Anyway, as interior designers we get asked to recommend artists, art, sculptors all the time and, recently, I was helping a client find a picture or a painting for her newly refurbished front room. She wanted black and white photography but for ages we had no luck. Then I came across Ben Lowe doing all sorts of interesting abstracts (and not quite abstracts) for Loaf (that online provider of slouchy sofas and pale coloured things). In themselves the paintings are quite attractive. I liked Helter Skelter for its, well, Helter skelteriness. The client liked and is not only buying (from Ben’s own website) for her new sitting room but also for her bedroom -great!

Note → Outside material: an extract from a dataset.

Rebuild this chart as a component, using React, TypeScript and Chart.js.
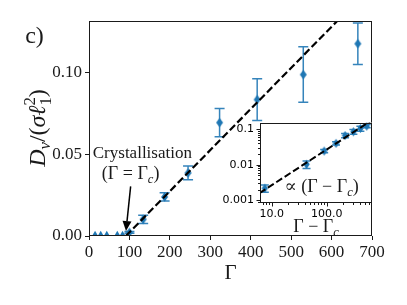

But then part of me thought, hang on, this art is largely grey. It’s neutral. Of course people are going to buy it because it bridges that uncomfortable gap between needing to fill a space on a wall but actually not wanting to venture too far from the Farrow and Ball neutrals. I am being harsh and the work does have an ethereal feel to it and one, I have to say, that I probably wouldn’t tire of. But neither would it stir me – there’s no controversy here, no statement, no real nasties. Which takes me back to art being personal. About it reflecting taste, preference and experience and why mass produced stuff invariably doesn’t do it for me.

I actually quite liked the description of his work on the Ben Lowe website and I would probably gain more if I took the time to understand his work better. But don’t take my word for it – take a look for yourself – after all, you might like it!